The suffix xfs in the filename tells RSF-1 to pass the filesystem type xfs to the mount command. RSF-1 will now mount these filesystems on service startup, and unmount them on service shutdown. The mount operation takes place before any VIP's are plumbed in, and the umount operation performed after service VIP's are unplumbed therefore it is safe to share these filesystems out (NFS/SMB etc) using the service VIP.

No options will be passed to the mount of /zvol1, whereas the mount of /zvol2 will have options defaults,_netdev,relatime,nosuid,uquota passed using the -o parameter.

There is no limit placed on the amount of file systems to mount, or their type (xfs, ext4, vfat etc).

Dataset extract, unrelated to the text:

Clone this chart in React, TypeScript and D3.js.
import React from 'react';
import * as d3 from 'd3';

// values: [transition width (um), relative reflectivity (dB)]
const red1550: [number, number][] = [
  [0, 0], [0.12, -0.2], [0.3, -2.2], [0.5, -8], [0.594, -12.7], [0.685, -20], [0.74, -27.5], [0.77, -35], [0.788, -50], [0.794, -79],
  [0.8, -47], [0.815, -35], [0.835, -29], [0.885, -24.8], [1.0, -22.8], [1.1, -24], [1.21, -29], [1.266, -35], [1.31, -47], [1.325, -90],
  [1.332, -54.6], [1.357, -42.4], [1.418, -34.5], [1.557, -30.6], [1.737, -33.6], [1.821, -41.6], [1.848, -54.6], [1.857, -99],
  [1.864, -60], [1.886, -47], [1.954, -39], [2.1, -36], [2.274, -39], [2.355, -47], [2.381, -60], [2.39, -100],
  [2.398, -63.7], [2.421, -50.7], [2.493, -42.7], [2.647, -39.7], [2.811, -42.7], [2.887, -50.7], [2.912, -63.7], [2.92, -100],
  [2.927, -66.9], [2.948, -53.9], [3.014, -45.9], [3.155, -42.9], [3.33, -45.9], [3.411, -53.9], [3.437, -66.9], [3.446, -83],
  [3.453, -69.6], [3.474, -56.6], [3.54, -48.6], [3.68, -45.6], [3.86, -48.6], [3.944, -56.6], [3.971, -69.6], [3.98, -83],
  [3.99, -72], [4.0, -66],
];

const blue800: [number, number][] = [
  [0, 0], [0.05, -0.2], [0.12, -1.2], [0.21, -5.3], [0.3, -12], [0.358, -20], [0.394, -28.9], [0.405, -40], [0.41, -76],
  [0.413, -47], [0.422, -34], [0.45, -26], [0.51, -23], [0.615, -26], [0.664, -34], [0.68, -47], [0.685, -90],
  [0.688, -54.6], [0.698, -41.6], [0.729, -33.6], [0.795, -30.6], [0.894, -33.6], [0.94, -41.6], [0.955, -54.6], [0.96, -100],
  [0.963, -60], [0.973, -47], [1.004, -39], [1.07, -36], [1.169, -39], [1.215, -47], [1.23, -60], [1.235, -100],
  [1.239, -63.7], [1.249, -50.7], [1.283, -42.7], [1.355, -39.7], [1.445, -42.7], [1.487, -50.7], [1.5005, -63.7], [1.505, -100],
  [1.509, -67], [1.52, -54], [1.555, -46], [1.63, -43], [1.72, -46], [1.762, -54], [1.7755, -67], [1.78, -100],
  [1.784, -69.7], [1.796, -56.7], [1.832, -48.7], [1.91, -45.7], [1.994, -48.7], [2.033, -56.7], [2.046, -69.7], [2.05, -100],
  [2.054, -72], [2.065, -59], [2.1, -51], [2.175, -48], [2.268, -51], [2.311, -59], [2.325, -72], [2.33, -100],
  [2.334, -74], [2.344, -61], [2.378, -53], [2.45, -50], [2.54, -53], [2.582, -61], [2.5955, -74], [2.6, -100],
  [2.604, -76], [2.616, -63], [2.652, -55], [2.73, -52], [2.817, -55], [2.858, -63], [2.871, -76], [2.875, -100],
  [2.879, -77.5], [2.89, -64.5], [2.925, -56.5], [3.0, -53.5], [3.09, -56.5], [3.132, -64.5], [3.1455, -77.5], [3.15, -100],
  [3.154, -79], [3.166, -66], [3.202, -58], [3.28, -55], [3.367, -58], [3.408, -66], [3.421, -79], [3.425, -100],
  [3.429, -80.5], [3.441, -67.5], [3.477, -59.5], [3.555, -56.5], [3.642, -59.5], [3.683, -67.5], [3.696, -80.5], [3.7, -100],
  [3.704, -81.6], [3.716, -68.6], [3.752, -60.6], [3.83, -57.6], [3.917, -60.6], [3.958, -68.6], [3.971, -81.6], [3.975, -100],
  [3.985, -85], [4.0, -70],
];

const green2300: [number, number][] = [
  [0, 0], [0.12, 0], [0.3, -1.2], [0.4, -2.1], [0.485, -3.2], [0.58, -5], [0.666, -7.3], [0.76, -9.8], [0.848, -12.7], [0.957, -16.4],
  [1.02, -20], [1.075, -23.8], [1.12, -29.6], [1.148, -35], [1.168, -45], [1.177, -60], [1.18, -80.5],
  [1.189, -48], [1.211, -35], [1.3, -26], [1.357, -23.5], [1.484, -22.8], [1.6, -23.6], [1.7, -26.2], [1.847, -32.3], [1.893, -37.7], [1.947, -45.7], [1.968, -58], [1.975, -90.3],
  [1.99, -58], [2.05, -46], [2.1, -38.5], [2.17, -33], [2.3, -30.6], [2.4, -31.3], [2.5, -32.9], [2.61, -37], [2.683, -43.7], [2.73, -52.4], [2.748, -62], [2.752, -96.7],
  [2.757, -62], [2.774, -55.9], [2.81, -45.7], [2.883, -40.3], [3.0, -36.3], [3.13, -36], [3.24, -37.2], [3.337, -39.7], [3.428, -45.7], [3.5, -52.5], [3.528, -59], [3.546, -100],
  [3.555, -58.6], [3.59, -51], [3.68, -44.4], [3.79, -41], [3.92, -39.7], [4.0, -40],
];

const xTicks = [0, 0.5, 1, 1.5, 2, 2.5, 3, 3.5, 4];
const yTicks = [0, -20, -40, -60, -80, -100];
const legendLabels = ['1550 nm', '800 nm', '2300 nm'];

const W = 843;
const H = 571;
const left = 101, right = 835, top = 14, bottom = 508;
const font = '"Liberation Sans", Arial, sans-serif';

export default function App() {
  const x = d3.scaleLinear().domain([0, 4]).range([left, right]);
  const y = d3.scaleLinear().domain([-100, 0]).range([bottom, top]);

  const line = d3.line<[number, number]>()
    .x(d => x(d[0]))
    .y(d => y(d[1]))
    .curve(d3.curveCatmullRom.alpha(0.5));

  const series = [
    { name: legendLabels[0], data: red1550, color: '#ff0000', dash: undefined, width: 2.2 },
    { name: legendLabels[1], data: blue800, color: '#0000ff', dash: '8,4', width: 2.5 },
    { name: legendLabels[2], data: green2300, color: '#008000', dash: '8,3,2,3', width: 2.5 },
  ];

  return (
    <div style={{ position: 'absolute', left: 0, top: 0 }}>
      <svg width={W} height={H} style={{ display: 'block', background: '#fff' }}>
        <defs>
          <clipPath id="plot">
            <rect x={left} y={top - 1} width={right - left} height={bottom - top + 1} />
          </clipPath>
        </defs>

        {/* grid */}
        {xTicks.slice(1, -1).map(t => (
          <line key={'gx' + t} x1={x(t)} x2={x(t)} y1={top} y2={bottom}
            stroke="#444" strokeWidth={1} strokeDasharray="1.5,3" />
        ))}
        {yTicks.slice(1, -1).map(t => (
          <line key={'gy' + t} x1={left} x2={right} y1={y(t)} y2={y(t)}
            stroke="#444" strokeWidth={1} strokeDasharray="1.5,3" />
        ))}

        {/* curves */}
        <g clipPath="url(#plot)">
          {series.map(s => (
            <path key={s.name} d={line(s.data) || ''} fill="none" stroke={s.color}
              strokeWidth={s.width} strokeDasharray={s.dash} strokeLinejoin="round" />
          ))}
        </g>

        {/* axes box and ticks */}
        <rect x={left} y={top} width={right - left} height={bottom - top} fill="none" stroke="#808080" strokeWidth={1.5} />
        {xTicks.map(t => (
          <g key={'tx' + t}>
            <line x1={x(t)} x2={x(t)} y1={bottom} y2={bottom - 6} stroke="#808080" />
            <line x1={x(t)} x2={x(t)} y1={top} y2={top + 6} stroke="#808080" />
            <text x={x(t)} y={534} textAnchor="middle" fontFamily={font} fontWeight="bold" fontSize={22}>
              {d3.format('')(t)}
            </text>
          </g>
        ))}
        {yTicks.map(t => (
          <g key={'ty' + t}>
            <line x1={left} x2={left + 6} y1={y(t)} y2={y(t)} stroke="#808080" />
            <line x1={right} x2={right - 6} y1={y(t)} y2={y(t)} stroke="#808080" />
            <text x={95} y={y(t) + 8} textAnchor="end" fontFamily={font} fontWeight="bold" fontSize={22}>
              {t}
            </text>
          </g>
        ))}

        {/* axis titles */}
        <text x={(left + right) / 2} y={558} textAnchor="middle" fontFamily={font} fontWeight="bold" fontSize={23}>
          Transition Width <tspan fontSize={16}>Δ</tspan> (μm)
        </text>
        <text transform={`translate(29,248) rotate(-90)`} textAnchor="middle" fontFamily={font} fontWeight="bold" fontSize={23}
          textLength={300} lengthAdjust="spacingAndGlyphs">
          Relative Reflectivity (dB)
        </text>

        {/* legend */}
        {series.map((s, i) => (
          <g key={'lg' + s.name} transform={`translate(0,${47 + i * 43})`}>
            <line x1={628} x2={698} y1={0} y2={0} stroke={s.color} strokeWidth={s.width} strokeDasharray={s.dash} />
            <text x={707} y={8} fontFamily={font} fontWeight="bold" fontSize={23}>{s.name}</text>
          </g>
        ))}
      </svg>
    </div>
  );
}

In the above example if two additional ext4 file systems are created as zvol3 and zvol4 then the file pool1.ext4 would be added to the mounts directory with the contents:

/dev/zvol/pool1/zvol3:/zvol3
/dev/zvol/pool1/zvol4:/zvol4

The mounts directory will now contain the files pool1.xfs and pool1.ext4 with each one being processed on service start/stop. Further pools are added to the configuration by creating additional configuration files in the mounts directory:

total 12
-rw-r--r-- 1 root root 60 Mar 26 15:54 pool1.ext4
-rw-r--r-- 1 root root 60 Mar 25 17:55 pool1.xfs
-rw-r--r-- 1 root root 60 Mar 25 19:02 pool2.vfat

Cluster wide configuration

The filesystem configuration files must be manually created or copied over to each node in the cluster. It is done this way to allow for granularity in which filesystems are mounted on which node during failover.

For example, one node in the cluster may mount zvol1 and zvol2 on service startup, but only mount zvol1 on the other node should a failover occur.

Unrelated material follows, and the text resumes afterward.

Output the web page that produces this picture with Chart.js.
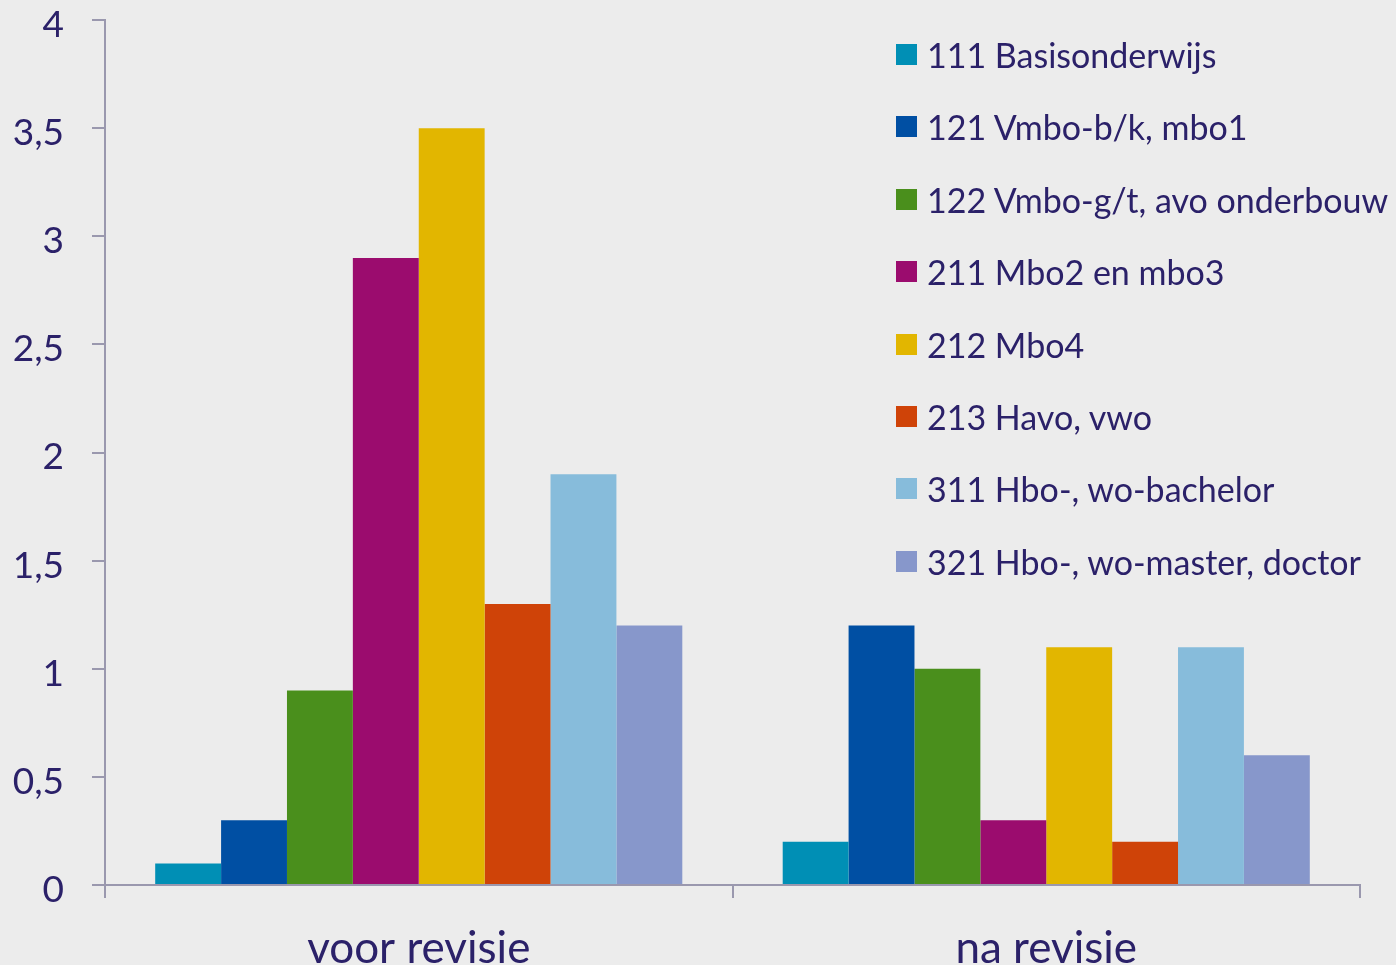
<!DOCTYPE html>
<html>
<head>
<meta charset="utf-8">
<script src="https://cdn.jsdelivr.net/npm/chart.js@4.4.0/dist/chart.umd.min.js"></script>
<style>
  html, body { margin: 0; padding: 0; background: #ececec; }
  #wrap { position: relative; width: 1396px; height: 965px; }
  #legenda { position: absolute; left: 896px; top: 34px; margin: 0; padding: 0; list-style: none;
    font-family: Lato, "Open Sans", sans-serif; font-size: 34px; color: #2b2169; }
  #legenda li { height: 72.4px; display: flex; align-items: flex-start; white-space: nowrap; }
  #legenda span.box { display: inline-block; width: 21px; height: 21px; margin: 10px 10px 0 0; }
</style>
</head>
<body>
<div id="wrap">
  <canvas id="grafico" width="1396" height="965"></canvas>
  <ul id="legenda"></ul>
</div>
<script>
const categorieen = ['voor revisie', 'na revisie'];
const reeksen = [
  '111 Basisonderwijs',
  '121 Vmbo-b/k, mbo1',
  '122 Vmbo-g/t, avo onderbouw',
  '211 Mbo2 en mbo3',
  '212 Mbo4',
  '213 Havo, vwo',
  '311 Hbo-, wo-bachelor',
  '321 Hbo-, wo-master, doctor'
];
const basisonderwijs = [0.1, 0.2];
const vmboBK = [0.3, 1.2];
const vmboGT = [0.9, 1.0];
const mbo23 = [2.9, 0.3];
const mbo4 = [3.5, 1.1];
const havoVwo = [1.3, 0.2];
const hboBachelor = [1.9, 1.1];
const hboMaster = [1.2, 0.6];
const kleuren = ['#008fb5', '#004fa3', '#4a8f1c', '#9b0c6e', '#e2b600', '#cf4308', '#87bcdb', '#8797cb'];

const waarden = [basisonderwijs, vmboBK, vmboGT, mbo23, mbo4, havoVwo, hboBachelor, hboMaster];
const tekstKleur = '#2b2169';
const asKleur = '#9a98ae';

const ctx = document.getElementById('grafico').getContext('2d');
const grafico = new Chart(ctx, {
  type: 'bar',
  data: {
    labels: categorieen,
    datasets: reeksen.map((naam, i) => ({
      label: naam,
      data: waarden[i],
      backgroundColor: kleuren[i],
      borderWidth: 0,
      categoryPercentage: 0.84,
      barPercentage: 1
    }))
  },
  options: {
    responsive: false,
    animation: false,
    locale: 'nl-NL',
    layout: { padding: { top: 0, right: 36, left: 0, bottom: 0 } },
    plugins: {
      legend: { display: false },
      tooltip: { enabled: false }
    },
    scales: {
      x: {
        grid: { drawOnChartArea: false, color: asKleur, tickLength: 13, lineWidth: 2 },
        border: { color: asKleur, width: 2 },
        ticks: { color: tekstKleur, padding: 24, font: { family: 'Lato', size: 44 } },
        afterFit: (scale) => { scale.height = 80; }
      },
      y: {
        min: 0,
        max: 4,
        ticks: {
          stepSize: 0.5,
          color: tekstKleur,
          padding: 28,
          labelOffset: 5,
          font: { family: 'Lato', size: 37, lineHeight: 1 },
          callback: (v) => String(v).replace('.', ',')
        },
        grid: { drawOnChartArea: false, color: asKleur, tickLength: 13, lineWidth: 2 },
        border: { color: asKleur, width: 2 },
        afterFit: (scale) => {
          scale.width = 105;
          scale.paddingTop = 20;
          scale.paddingBottom = 0;
        }
      }
    }
  }
});

const lijst = document.getElementById('legenda');
grafico.data.datasets.forEach((ds) => {
  const li = document.createElement('li');
  li.innerHTML = `<span class="box" style="background:${ds.backgroundColor}"></span>${ds.label}`;
  lijst.appendChild(li);
});
</script>
</body>
</html>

  1. Udev rules are defined into files with the .rules extension. There are two main locations in which those files can be placed: /usr/lib/udev/rules.d is used for system-installed rules whereas /etc/udev/rules.d/ is reserved for custom made rules. In this example we've used the name 50-rsf.rules, but any suitable file name can be use.